Thursday, May 23, 2013

Day 800
Op Ed The Facebook Factor

The Facebook Factor

Tala Mukaddam is a journalist based in Beirut, Lebanon who spent nearly 18 months chronicling the crisis in Syria through English and Arabic social media. She has highlighted what are, in her mind, the top Syrian Facebook groups and some of the best Twitter handles to follow.

More than a year since the start of the “Arab Spring”, the influence of social media on the development of opposition movements has bloomed in a new direction. From Morocco to Manama, tools like Twitter and Facebook played a large part in mobilizing protestors. But in Syria, the role of social media has developed differently than in some “Arab Spring” countries.

What’s different in the case of Syria? For one, regional uprisings instilled fear of social media in the regime early on, prompting Bashar Assad to make preemptive moves to clamp down. In December 2011, the regime banned the use of iPhones after videos of violent crackdowns by security forces on protesters began to surface. But the ban was limited and poorly enforced. Instead, activists spread widely videos of the protests and violent attacks by security forces. Thus, in this 18 month battle in Syria, YouTube and Facebook have played a more powerful role than other social media platforms like Twitter as a way to share such footage.

The videos were not shared with just other Syrians—they were spread deliberately to the outside world to cultivate empathy and support. As such, social media has been used less to help assemble the Syrian people and more to appeal to the international community. As videos continue to surface, largely aided by a Facebook group called: “Syrian Revolution Videos,” they have made the world witness to the unfolding crisis. This was crucial for the opposition, operating in a country with decades-long restrictions on media and information flow.

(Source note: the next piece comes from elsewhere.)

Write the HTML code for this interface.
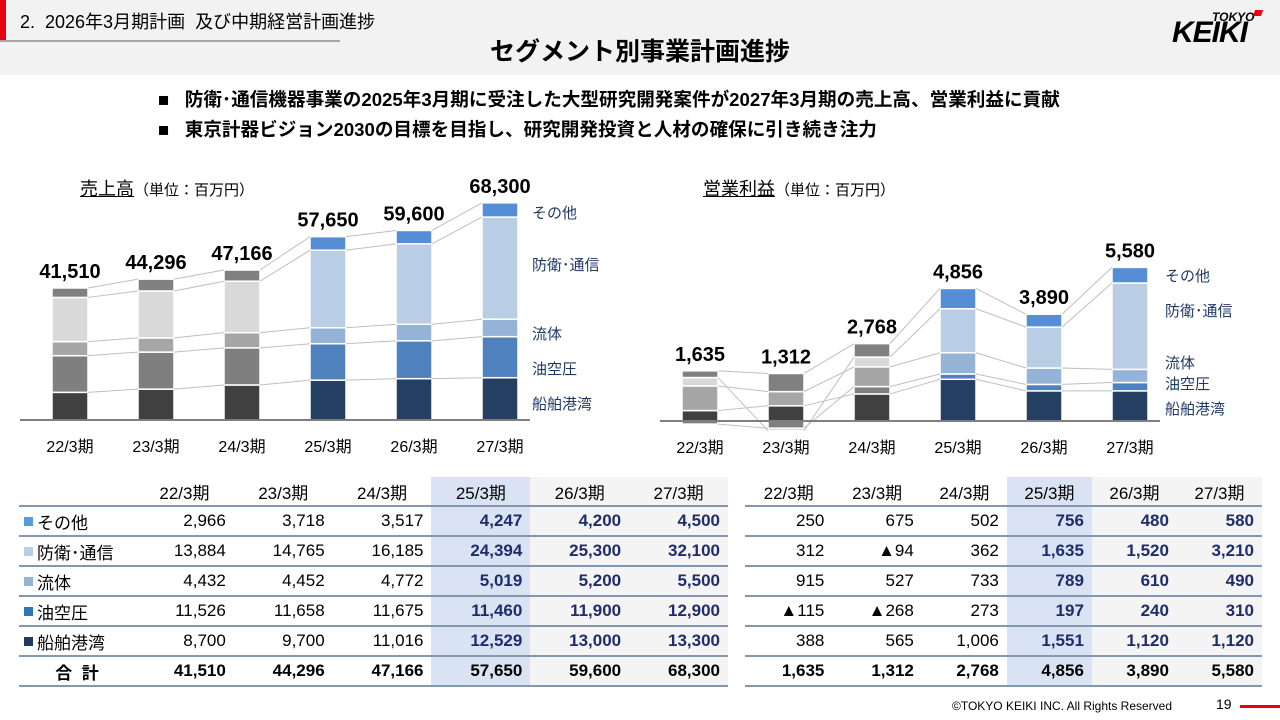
<!DOCTYPE html>
<html><head><meta charset="utf-8">
<style>
body{margin:0;width:1280px;height:720px;overflow:hidden;background:#fff;font-family:"Liberation Sans","Noto Sans CJK JP",sans-serif;position:relative}
.abs{position:absolute;white-space:nowrap}
table{border-collapse:collapse;position:absolute;font-size:17px}
td{height:28px;padding:0 8px 0 0;text-align:right;border-bottom:2px solid #8497b0}
tr.h td{text-align:center;padding:0;border-bottom:2px solid #8497b0}
td.hl{background:#dae3f3}
td.g{background:#f4f4f4}
td.f{color:#1f2d6b;font-weight:bold}
tr.t td{font-weight:bold;color:#000}
td.lab{text-align:left;padding-left:18px;position:relative}
td.lab i{position:absolute;left:5px;top:10px;width:9px;height:9px}
</style></head><body>
<div class="abs" style="left:0;top:0;width:1280px;height:75px;background:#f2f2f2"></div>
<div class="abs" style="left:0;top:0;width:6px;height:41px;background:#e60012"></div>
<div class="abs" style="left:0;top:40px;width:340px;height:2px;background:#a6a6a6"></div>
<div class="abs" style="left:20px;top:8px;font-size:18px;color:#000">2.&nbsp; 2026年3月期計画&nbsp; 及び中期経営計画進捗</div>
<div class="abs" style="left:0;width:1280px;text-align:center;top:32px;font-size:25px;font-weight:bold">セグメント別事業計画進捗</div>
<div class="abs" style="left:1170px;top:8px;width:92px;height:40px">
 <div class="abs" style="left:42px;top:2px;font-size:12px;font-weight:bold;font-style:italic">TOKYO</div>
 <div class="abs" style="left:84px;top:2px;width:8px;height:6px;background:#e60012;transform:skewX(-20deg)"></div>
 <div class="abs" style="left:2px;top:10px;font-size:30px;font-weight:900;font-style:italic;letter-spacing:-1px;line-height:30px">KEIKI</div>
</div>
<div class="abs" style="left:158px;top:85px;font-size:18.6px;font-weight:bold">■&nbsp;&nbsp; 防衛･通信機器事業の2025年3月期に受注した大型研究開発案件が2027年3月期の売上高、営業利益に貢献</div>
<div class="abs" style="left:158px;top:115px;font-size:18.6px;font-weight:bold">■&nbsp;&nbsp; 東京計器ビジョン2030の目標を目指し、研究開発投資と人材の確保に引き続き注力</div>
<div class="abs" style="left:80px;top:175px;font-size:18px"><span style="text-decoration:underline">売上高</span><span style="font-size:15px">（単位：百万円）</span></div>
<div class="abs" style="left:703px;top:175px;font-size:18px"><span style="text-decoration:underline">営業利益</span><span style="font-size:15px">（単位：百万円）</span></div>
<svg id="ch" class="abs" style="left:0;top:0" width="1280" height="470"></svg>

<table style="left:19px;top:477px;width:709px">
<tr class="h"><td style="width:116px"></td><td>22/3期</td><td>23/3期</td><td>24/3期</td><td class="hl">25/3期</td><td class="g">26/3期</td><td class="g">27/3期</td></tr>
<tr><td class="lab"><i style="background:#5b9bd5"></i>その他</td><td>2,966</td><td>3,718</td><td>3,517</td><td class="hl f">4,247</td><td class="g f">4,200</td><td class="g f">4,500</td></tr>
<tr><td class="lab"><i style="background:#b9cde5"></i>防衛･通信</td><td>13,884</td><td>14,765</td><td>16,185</td><td class="hl f">24,394</td><td class="g f">25,300</td><td class="g f">32,100</td></tr>
<tr><td class="lab"><i style="background:#95b3d7"></i>流体</td><td>4,432</td><td>4,452</td><td>4,772</td><td class="hl f">5,019</td><td class="g f">5,200</td><td class="g f">5,500</td></tr>
<tr><td class="lab"><i style="background:#2e75b6"></i>油空圧</td><td>11,526</td><td>11,658</td><td>11,675</td><td class="hl f">11,460</td><td class="g f">11,900</td><td class="g f">12,900</td></tr>
<tr><td class="lab"><i style="background:#1f3864"></i>船舶港湾</td><td>8,700</td><td>9,700</td><td>11,016</td><td class="hl f">12,529</td><td class="g f">13,000</td><td class="g f">13,300</td></tr>
<tr class="t"><td style="text-align:center;padding:0">合&nbsp; 計</td><td>41,510</td><td>44,296</td><td>47,166</td><td class="hl">57,650</td><td class="g">59,600</td><td class="g">68,300</td></tr>
</table>
<table style="left:745px;top:477px;width:517px">
<tr class="h"><td>22/3期</td><td>23/3期</td><td>24/3期</td><td class="hl">25/3期</td><td class="g">26/3期</td><td class="g">27/3期</td></tr>
<tr><td>250</td><td>675</td><td>502</td><td class="hl f">756</td><td class="g f">480</td><td class="g f">580</td></tr>
<tr><td>312</td><td>▲94</td><td>362</td><td class="hl f">1,635</td><td class="g f">1,520</td><td class="g f">3,210</td></tr>
<tr><td>915</td><td>527</td><td>733</td><td class="hl f">789</td><td class="g f">610</td><td class="g f">490</td></tr>
<tr><td>▲115</td><td>▲268</td><td>273</td><td class="hl f">197</td><td class="g f">240</td><td class="g f">310</td></tr>
<tr><td>388</td><td>565</td><td>1,006</td><td class="hl f">1,551</td><td class="g f">1,120</td><td class="g f">1,120</td></tr>
<tr class="t"><td>1,635</td><td>1,312</td><td>2,768</td><td class="hl">4,856</td><td class="g">3,890</td><td class="g">5,580</td></tr>
</table>
<div class="abs" style="left:952px;top:699px;font-size:12px">©TOKYO KEIKI INC. All Rights Reserved</div>
<div class="abs" style="left:1216px;top:696px;font-size:14px">19</div>
<div class="abs" style="left:1240px;top:705px;width:40px;height:3px;background:#e60012"></div>
<script>
const periods=["22/3期","23/3期","24/3期","25/3期","26/3期","27/3期"];
const segments=["船舶港湾","油空圧","流体","防衛･通信","その他"];
const salesMarine=[8700,9700,11016,12529,13000,13300];
const salesHyd=[11526,11658,11675,11460,11900,12900];
const salesFluid=[4432,4452,4772,5019,5200,5500];
const salesDef=[13884,14765,16185,24394,25300,32100];
const salesOther=[2966,3718,3517,4247,4200,4500];
const salesTotal=["41,510","44,296","47,166","57,650","59,600","68,300"];
const profMarine=[388,565,1006,1551,1120,1120];
const profHyd=[-115,-268,273,197,240,310];
const profFluid=[915,527,733,789,610,490];
const profDef=[312,-94,362,1635,1520,3210];
const profOther=[250,675,502,756,480,580];
const profTotal=["1,635","1,312","2,768","4,856","3,890","5,580"];
const grayC=["#404040","#7f7f7f","#a6a6a6","#d9d9d9","#808080"];
const blueC=["#253f62","#4f81bd","#95b3d7","#b9cde5","#558ed5"];
const svg=document.getElementById('ch');
const NS="http://www.w3.org/2000/svg";
function mk(t,a){const e=document.createElementNS(NS,t);for(const k in a)e.setAttribute(k,a[k]);svg.appendChild(e);return e;}
function chart(cfg){
 const xOf=i=>cfg.x0+i*cfg.pitch, yOf=v=>cfg.base-v*cfg.scale, w=36;
 const series=cfg.series;
 const tops=[];
 for(let i=0;i<periods.length;i++){
  let pos=0,neg=0;const t=[];
  series.forEach((s,k)=>{
   const v=s[i];let y0,y1;
   if(v>=0){y0=pos;y1=pos+v;pos=y1;}else{y0=neg;y1=neg+v;neg=y1;}
   const r=mk('rect',{x:xOf(i)-w/2,y:Math.min(yOf(y0),yOf(y1)),width:w,height:Math.abs(yOf(y1)-yOf(y0)),fill:(i<3?grayC:blueC)[k],stroke:'#fff','stroke-width':1.5});
   
   
   t.push(yOf(y1));
  });
  tops.push(t);
  const lb=mk('text',{x:xOf(i),y:yOf(pos)-10,'text-anchor':'middle','font-size':20,'font-weight':'bold','font-family':'Liberation Sans, sans-serif'});
  lb.textContent=cfg.totals[i];
  
  
  const xl=mk('text',{x:xOf(i),y:cfg.base+32,'text-anchor':'middle','font-size':16,'font-family':'Liberation Sans, Noto Sans CJK JP, sans-serif'});
  xl.textContent=periods[i];
  
  
 }
 for(let i=0;i<periods.length-1;i++)for(let k=0;k<series.length;k++){
  const l=mk('line',{x1:xOf(i)+w/2,y1:tops[i][k],x2:xOf(i+1)-w/2,y2:tops[i+1][k],stroke:'#bfbfbf','stroke-width':1});
  
  
 }
 const ax=mk('line',{x1:cfg.ax1,y1:cfg.base,x2:cfg.ax2,y2:cfg.base,stroke:'#7f7f7f','stroke-width':2});
 
 
 cfg.legendY.forEach((y,k)=>{
  const t=mk('text',{x:cfg.legX,y:y,'font-size':15,fill:'#1f3864','font-family':'Liberation Sans, Noto Sans CJK JP, sans-serif'});
  t.textContent=segments[k];
  
  
 });
}
chart({name:'sales',x0:70,pitch:86,base:420,scale:0.00318,ax1:20,ax2:530,legX:532,
 series:[salesMarine,salesHyd,salesFluid,salesDef,salesOther],totals:salesTotal,legendY:[409,374,339,270,218]});
chart({name:'profit',x0:700,pitch:86,base:421,scale:0.0269,ax1:660,ax2:1160,legX:1165,
 series:[profMarine,profHyd,profFluid,profDef,profOther],totals:profTotal,legendY:[414,389,368,316,281]});
</script>
</body></html>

While in Egypt, social media was used primarily to gather people in protest in Tahrir, in Syria social media became a crucial platform through which to share stories, connect with the Syrian diaspora, raise funds from international donors, and inform a global audience with the rebel side of the story.

The international element of social media—and the international connection with Syria that it has strengthened—is perhaps what makes the Syrian context most unique. While Facebook pages from domestic activists are already quite numerous, others have been created by groups representing countries worldwide, showing unity with the Syrians. One of the more notable ones, “The Syrian Revolution/Suriye Devrimi” comes from Turkey. Founded earlier this year, it attempts to inform Turks of what is happening in their neighboring country. Meanwhile, other Facebook pages aim to educate, update, and share videos and photos of the crisis as it progresses, keeping people informed in a more direct fashion. This closed a crucial gap between the news reported by the government-owned media and foreign media. Without these groups, it would be more difficult for Syrians to seek other likeminded individuals, discuss the events in Syria openly, and to share stories of atrocities with the outside world.

The owners of the most popular of these pages wield much power. When they share a piece of information to be shared, it spreads like wildfire across the online world, bouncing from browser to browser until enough eyes are witness to the injustice. A video of the Houla massacre in May 2012, for example, was spread from activists to the mainstream global news media. Photos of deceased children spread rapidly and shocked the world.

They were also supposed to give a sense of urgency to end this conflict. But though the conflict has continued to advance without an end in sight, social media continues to serve a crucial purpose: it galvanizes people to become activists. In the Arab world, this is a major change. It has completely transformed how people go about inciting change or forming a strong community.

Arab youth are taking advantage of this new technology and have capitalized on the immense power of sharing and voicing opinions online. Social media has provided the ideal platform for people to develop their own opinions and have an open space to voice them, and be heard by millions. In essence, it has recreated an “Arab street” that had previously been restricted by authoritarian regimes.

The Syrian regime is not ignorant of the power of social media. It tried to infiltrate the social media universe by creating pro-Assad Facebook pages, and government Twitter accounts, such as that of Walid Al Muallim, the Syrian foreign minister. Al Dounya TV, government owned news network, had an active Twitter account, but it has recently disappeared. Luckily, the fighting between Assad and activists on the ground has not been reflected in the online world—the opposition is dominating in the virtual field.

Never has the world been as interconnected as it is today, and what has become apparent in the case of Syria is that the rebels, the youth, and activists have all capitalized on that fact, mobilizing faster than the government could stop them. Most importantly, it has allowed them to share with the world a brutal regime that had been protected from the gaze of the world for the past half-century. Now that the social media spotlight is on Assad, one thing is clear: he doesn’t have anywhere to hide.